Le retour à cette époque, outre la spécificité sociale de la France qui a fait les débuts du cinéma de Kechiche, lui permet également de reprendre une réflexion présente dès son premier long-métrage, La faute à Voltaire : Comment prendre l’insouciance très au sérieux. C'est la part plus littéraire du travail de Kechiche, celle qui s'attache à l'étude des rapports humains. Associée au prisme de ce que permet la caméra, c’est là l'héritage de la Nouvelle Vague dans son cinéma sans la proposition technique et pédagogique (par montage-collages, ralentis, arrêts sur images, surimpressions etc.). Cela demande d’être d’autant plus attentif aux détails sur les visages des comédiens qu’ils ne sont pas mis en évidence par ce type de procédés. Au contraire, ils surgissent de séquences longues dont on devine la méthode de tournage, dans la durée prolongée des prises, et dans la liberté très encadrée du jeu des comédiens.
Nous apparaît l'insouciance, dans sa subtilité, entre ceux qui la jouent, ceux qui la vivent et ceux qui la subissent. La part belle est donnée à la subjectivité de ces joies, de ces désirs, de ces malheurs qui nous sont montrés, qui n’ont de vérités que pour ceux qui les vivent mais qui restent des vérités malgré tout.
La méthode de travail de Kechiche a pour but de laisser vivre dans le film les passions de ses personnages en donnant à ses comédiens des directives générales de scènes plus que des lignes de dialogues précises. Ce principe leur permet de pouvoir évoluer dans leur jeu et oublier les caméras qui tournent, presque indéfiniment, semblerait-il. La durée des séquences et de leur tournage est d'ailleurs une composante essentielle de cette alchimie. La séquence la plus longue, dans la dernière partie du film, se déroule en boîte de nuit lors d'une soirée qui pourrait aussi bien être la dernière. Tout est déjà joué, Amin est devenu adulte ou presque, les ambiguïtés ne se poursuivent qu'en apparence, les vacances se terminent, mais la soirée est filmée dans sa totalité et tous dansent jusqu'à épuisement de leurs corps face à l'inexorable lendemain. Comme dans La Graine et le Mulet, le moment est étiré à l'extrême et permet une rare perception de cette fatigue très spécifique à l'écran.
Regards, intonations et bégaiements complexifient les échanges et donnent matière à penser les intentions de chaque personnage autrement que linéairement et plus instinctivement.

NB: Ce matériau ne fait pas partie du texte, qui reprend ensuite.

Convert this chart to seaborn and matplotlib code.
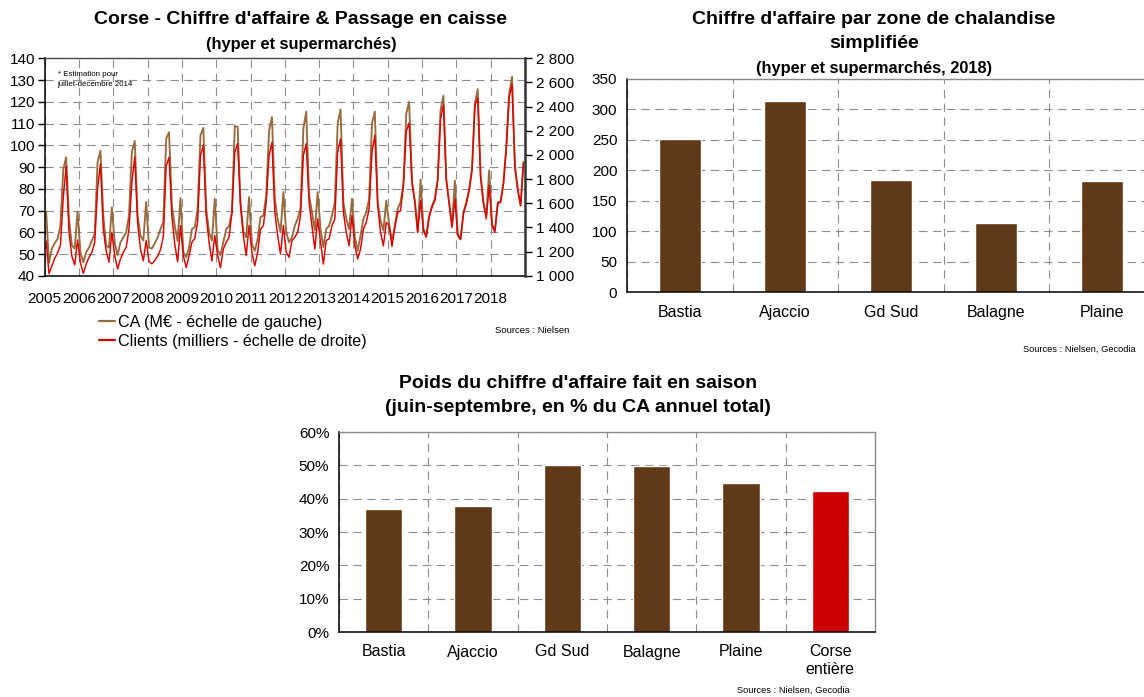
import numpy as np
import pandas as pd
import matplotlib
matplotlib.use("Agg")
import matplotlib.pyplot as plt
from matplotlib.ticker import FixedLocator, FuncFormatter, MultipleLocator
import seaborn as sns

sns.set_style("white")
plt.rcParams["font.family"] = ["Liberation Sans", "DejaVu Sans"]
plt.rcParams["lines.scale_dashes"] = False
for key in ("text.color", "axes.labelcolor", "xtick.color", "ytick.color", "axes.edgecolor"):
    plt.rcParams[key] = "black"

# ---------------- data ----------------
years = list(range(2005, 2019))

# Chiffre d'affaire mensuel (M€), janvier -> décembre
ca_2005 = [69.5, 46.0, 52.5, 55.0, 57.0, 63.0, 89.0, 94.5, 66.0, 54.0, 52.5, 69.5]
ca_2006 = [50.8, 46.2, 50.8, 53.0, 56.2, 59.2, 92.3, 97.5, 67.7, 53.8, 53.0, 71.5]
ca_2007 = [55.0, 49.5, 55.4, 57.7, 60.0, 67.7, 97.0, 102.0, 67.7, 58.5, 56.2, 74.0]
ca_2008 = [53.0, 52.5, 55.0, 57.5, 61.5, 64.5, 103.0, 106.0, 72.0, 63.0, 56.0, 75.7]
ca_2009 = [50.8, 48.5, 53.0, 61.5, 62.3, 70.8, 104.6, 108.0, 70.8, 60.0, 56.2, 75.4]
ca_2010 = [52.0, 49.5, 55.4, 61.5, 62.8, 69.2, 108.9, 108.5, 73.8, 60.0, 57.7, 76.2]
ca_2011 = [54.6, 51.5, 56.9, 67.0, 67.7, 76.9, 106.9, 113.0, 75.4, 66.0, 60.0, 78.5]
ca_2012 = [60.0, 55.4, 57.7, 63.0, 66.2, 70.8, 107.7, 115.5, 76.9, 69.2, 60.8, 78.5]
ca_2013 = [61.5, 53.1, 61.5, 63.0, 67.7, 73.8, 110.0, 116.5, 73.8, 66.2, 61.5, 75.4]
ca_2014 = [57.7, 51.5, 58.5, 66.2, 69.2, 75.4, 110.0, 115.5, 73.8, 65.4, 60.8, 74.6]
ca_2015 = [63.8, 56.2, 63.0, 70.8, 73.8, 82.3, 114.6, 120.0, 83.0, 74.6, 60.0, 84.3]
ca_2016 = [61.5, 58.5, 67.7, 72.3, 75.4, 84.6, 116.2, 122.8, 84.6, 73.8, 63.0, 83.8]
ca_2017 = [59.2, 57.2, 69.2, 73.8, 80.0, 89.2, 119.2, 125.8, 86.2, 73.8, 67.7, 88.5]
ca_2018 = [63.8, 60.8, 73.8, 74.2, 83.0, 100.0, 123.8, 131.5, 90.8, 80.0, 72.3, 92.3]

# Passages en caisse mensuels (milliers de clients)
cl_2005 = [1288, 1018, 1081, 1144, 1189, 1252, 1648, 1909, 1360, 1162, 1090, 1297]
cl_2006 = [1108, 1020, 1097, 1153, 1194, 1277, 1720, 1927, 1387, 1207, 1112, 1360]
cl_2007 = [1166, 1056, 1139, 1194, 1234, 1387, 1774, 1983, 1443, 1221, 1124, 1292]
cl_2008 = [1117, 1099, 1126, 1162, 1216, 1324, 1909, 1981, 1495, 1261, 1117, 1414]
cl_2009 = [1166, 1068, 1166, 1277, 1310, 1443, 1997, 2080, 1499, 1277, 1124, 1333]
cl_2010 = [1166, 1068, 1221, 1277, 1319, 1522, 2024, 2094, 1581, 1333, 1166, 1416]
cl_2011 = [1194, 1083, 1194, 1387, 1414, 1608, 1997, 2102, 1526, 1333, 1180, 1416]
cl_2012 = [1194, 1153, 1292, 1319, 1360, 1499, 1997, 2094, 1608, 1414, 1221, 1472]
cl_2013 = [1277, 1097, 1292, 1306, 1414, 1468, 2024, 2134, 1526, 1360, 1248, 1499]
cl_2014 = [1248, 1139, 1221, 1387, 1443, 1554, 2024, 2163, 1581, 1360, 1248, 1443]
cl_2015 = [1414, 1243, 1401, 1526, 1540, 1747, 2197, 2265, 1774, 1608, 1360, 1623]
cl_2016 = [1374, 1319, 1484, 1567, 1623, 1789, 2301, 2412, 1789, 1594, 1401, 1637]
cl_2017 = [1333, 1299, 1513, 1596, 1706, 1873, 2412, 2475, 1817, 1596, 1471, 1750]
cl_2018 = [1414, 1360, 1596, 1608, 1761, 2053, 2481, 2580, 1900, 1706, 1580, 1935]

# Chiffre d'affaire 2018 par zone de chalandise (M€)
zones = ["Bastia", "Ajaccio", "Gd Sud", "Balagne", "Plaine"]
ca_zone_2018 = [251, 314, 184, 113.5, 182.5]

# Part du CA réalisée de juin à septembre (%)
zones_saison = ["Bastia", "Ajaccio", "Gd Sud", "Balagne", "Plaine", "Corse\nentière"]
part_saison = [37.0, 37.9, 50.1, 49.8, 44.6, 42.4]

# ---------------- style ----------------
BROWN_LINE = "#976b3e"
RED_LINE = "#dd0000"
BROWN_BAR = "#603a16"
RED_BAR = "#cc0000"
GRID = dict(color="#8e8e8e", lw=0.8, ls=(0, (6, 4)))
TITLE_FS = 14
SUB_FS = 11.8

W, H = 1144, 697
fig = plt.figure(figsize=(W / 100, H / 100), dpi=100)


def rect(x0, x1, y0, y1):
    """Axes rectangle from pixel edges (y measured from the top)."""
    return [x0 / W, (H - y1) / H, (x1 - x0) / W, (y1 - y0) / H]


def fx(x):
    return x / W


def fy(y):
    return (H - y) / H


def space_thousands(v, _):
    return f"{v:,.0f}".replace(",", " ")


# ============ 1) Chiffre d'affaire & passages en caisse ============
ca = sum([ca_2005, ca_2006, ca_2007, ca_2008, ca_2009, ca_2010, ca_2011,
          ca_2012, ca_2013, ca_2014, ca_2015, ca_2016, ca_2017, ca_2018], [])
clients = sum([cl_2005, cl_2006, cl_2007, cl_2008, cl_2009, cl_2010, cl_2011,
               cl_2012, cl_2013, cl_2014, cl_2015, cl_2016, cl_2017, cl_2018], [])
df_line = pd.DataFrame({"mois": np.arange(len(ca)) + 0.5, "CA": ca, "Clients": clients})

ax1 = fig.add_axes(rect(44.7, 524.9, 58.3, 275.8))
sns.lineplot(data=df_line, x="mois", y="CA", color=BROWN_LINE, lw=1.35, ax=ax1,
             label="CA (M€ - échelle de gauche)", legend=False)
ax1r = ax1.twinx()
sns.lineplot(data=df_line, x="mois", y="Clients", color=RED_LINE, lw=1.05, ax=ax1r,
             label="Clients (milliers - échelle de droite)", legend=False)

ax1.set_xlim(0, 12 * len(years))
ax1.set_ylim(40, 140)
ax1r.set_ylim(1000, 2800)
ax1.yaxis.set_major_locator(MultipleLocator(10))
ax1r.yaxis.set_major_locator(MultipleLocator(200))
ax1r.yaxis.set_major_formatter(FuncFormatter(space_thousands))
ax1.set_xticks(np.arange(0, 12 * len(years) + 1, 12))
ax1.set_xticklabels([str(y) for y in years] + [""])
for a in (ax1, ax1r):
    a.set_xlabel("")
    a.set_ylabel("")
ax1.grid(True, axis="both", **GRID)
ax1.set_axisbelow(True)
ax1.tick_params(axis="y", direction="out", length=5, width=1, labelsize=11, pad=2)
ax1.tick_params(axis="x", direction="inout", length=8, width=1, labelsize=11, pad=8)
ax1r.tick_params(axis="y", direction="out", length=5, width=1, labelsize=11, pad=3)
for s in ("left", "bottom"):
    ax1.spines[s].set_color("black")
    ax1.spines[s].set_linewidth(1.1)
ax1.spines["top"].set_color("#4a4a4a")
ax1.spines["top"].set_linewidth(1.0)
ax1.spines["right"].set_visible(False)
for s in ("left", "top", "bottom"):
    ax1r.spines[s].set_visible(False)
ax1r.spines["right"].set_color("#333333")
ax1r.spines["right"].set_linewidth(1.8)

h1, l1 = ax1.get_legend_handles_labels()
h2, l2 = ax1r.get_legend_handles_labels()
leg = fig.legend(h1 + h2, l1 + l2, loc="upper left", bbox_to_anchor=(fx(99), fy(315)),
                 frameon=False, fontsize=11.6, handlelength=1.0, handletextpad=0.2,
                 labelspacing=0.22, borderpad=0, borderaxespad=0)
for line in leg.get_lines():
    line.set_linewidth(1.6)

fig.text(fx(301), fy(20), "Corse - Chiffre d'affaire & Passage en caisse",
         ha="center", va="center", fontsize=TITLE_FS, fontweight="bold")
fig.text(fx(301), fy(44), "(hyper et supermarchés)",
         ha="center", va="center", fontsize=SUB_FS, fontweight="bold")
fig.text(fx(58), fy(74), "* Estimation pour", ha="left", va="center", fontsize=5.7)
fig.text(fx(57), fy(85), "juillet-décembre 2014", ha="left", va="center", fontsize=5.7)
fig.text(fx(495), fy(330), "Sources : Nielsen", ha="left", va="center", fontsize=6.8)


def style_bars(ax, n):
    ax.set_xlim(-0.5, n - 0.5)
    ax.set_xlabel("")
    ax.set_ylabel("")
    ax.xaxis.set_minor_locator(FixedLocator(np.arange(-0.5, n, 1.0)))
    ax.grid(True, axis="y", which="major", **GRID)
    ax.grid(True, axis="x", which="minor", **GRID)
    ax.grid(False, axis="x", which="major")
    ax.set_axisbelow(True)
    ax.tick_params(axis="y", direction="out", length=5, width=1, labelsize=11, pad=2)
    ax.tick_params(axis="x", which="major", direction="in", length=4, width=1,
                   labelsize=11.5, pad=9)
    ax.tick_params(axis="x", which="minor", direction="out", length=5, width=1)
    for s in ("left", "bottom"):
        ax.spines[s].set_color("black")
        ax.spines[s].set_linewidth(1.1)
    for s in ("top", "right"):
        ax.spines[s].set_color("#8a8a8a")
        ax.spines[s].set_linewidth(1.0)


# ============ 2) CA par zone de chalandise ============
ax2 = fig.add_axes(rect(627, 1154.5, 79, 292.3))
sns.barplot(x=zones, y=ca_zone_2018, color=BROWN_BAR, saturation=1, width=0.4, ax=ax2)
ax2.set_ylim(0, 350)
ax2.yaxis.set_major_locator(MultipleLocator(50))
style_bars(ax2, len(zones))

fig.text(fx(874), fy(20), "Chiffre d'affaire par zone de chalandise",
         ha="center", va="center", fontsize=TITLE_FS, fontweight="bold")
fig.text(fx(874), fy(44), "simplifiée", ha="center", va="center",
         fontsize=TITLE_FS, fontweight="bold")
fig.text(fx(874), fy(69), "(hyper et supermarchés, 2018)",
         ha="center", va="center", fontsize=SUB_FS, fontweight="bold")
fig.text(fx(1136), fy(349), "Sources : Nielsen, Gecodia", ha="right", va="center", fontsize=6.7)

# ============ 3) Poids du CA fait en saison ============
ax3 = fig.add_axes(rect(339, 875, 432, 632))
sns.barplot(x=zones_saison, y=part_saison, hue=zones_saison,
            palette=[BROWN_BAR] * 5 + [RED_BAR], saturation=1, width=0.42,
            legend=False, ax=ax3)
ax3.set_ylim(0, 60)
ax3.yaxis.set_major_locator(MultipleLocator(10))
ax3.yaxis.set_major_formatter(FuncFormatter(lambda v, _: f"{v:.0f}%"))
style_bars(ax3, len(zones_saison))

fig.text(fx(578), fy(383), "Poids du chiffre d'affaire fait en saison",
         ha="center", va="center", fontsize=TITLE_FS, fontweight="bold")
fig.text(fx(578), fy(408), "(juin-septembre, en % du CA annuel total)",
         ha="center", va="center", fontsize=TITLE_FS, fontweight="bold")
fig.text(fx(850), fy(690), "Sources : Nielsen, Gecodia", ha="right", va="center", fontsize=6.7)

fig.savefig("out.png", dpi=100)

L'étude comportementale que provoquent les images de Mektoub inscrit pleinement l'homme dans le règne animal. Dans la séquence pivot du film où Amin cherche à prendre en photo la naissance d'un chevreau se croisent les dimensions mythologiques du récit, la picturalité de sa recherche de la bonne lumière et la réalité documentaire du tournage qui commence de jour et se termine de nuit pour enfin être témoin de la naissance de deux chevreaux successifs.
Cette variation autour du passage à l’âge adulte se concentre sur les décalages qui se créent entre les protagonistes pendant ce moment charnière de la vie. On retrouvera dans l'inclination des personnages pour les plats de spaghettis la cristallisation des ratés et des obstacles à leur épanouissement. Ce motif récurent devenu cher à Kechiche semble particulièrement à propos dans ce film où l'appétit guide la caméra et les désirs de chacun pour offrir une œuvre forte, débordante de vie.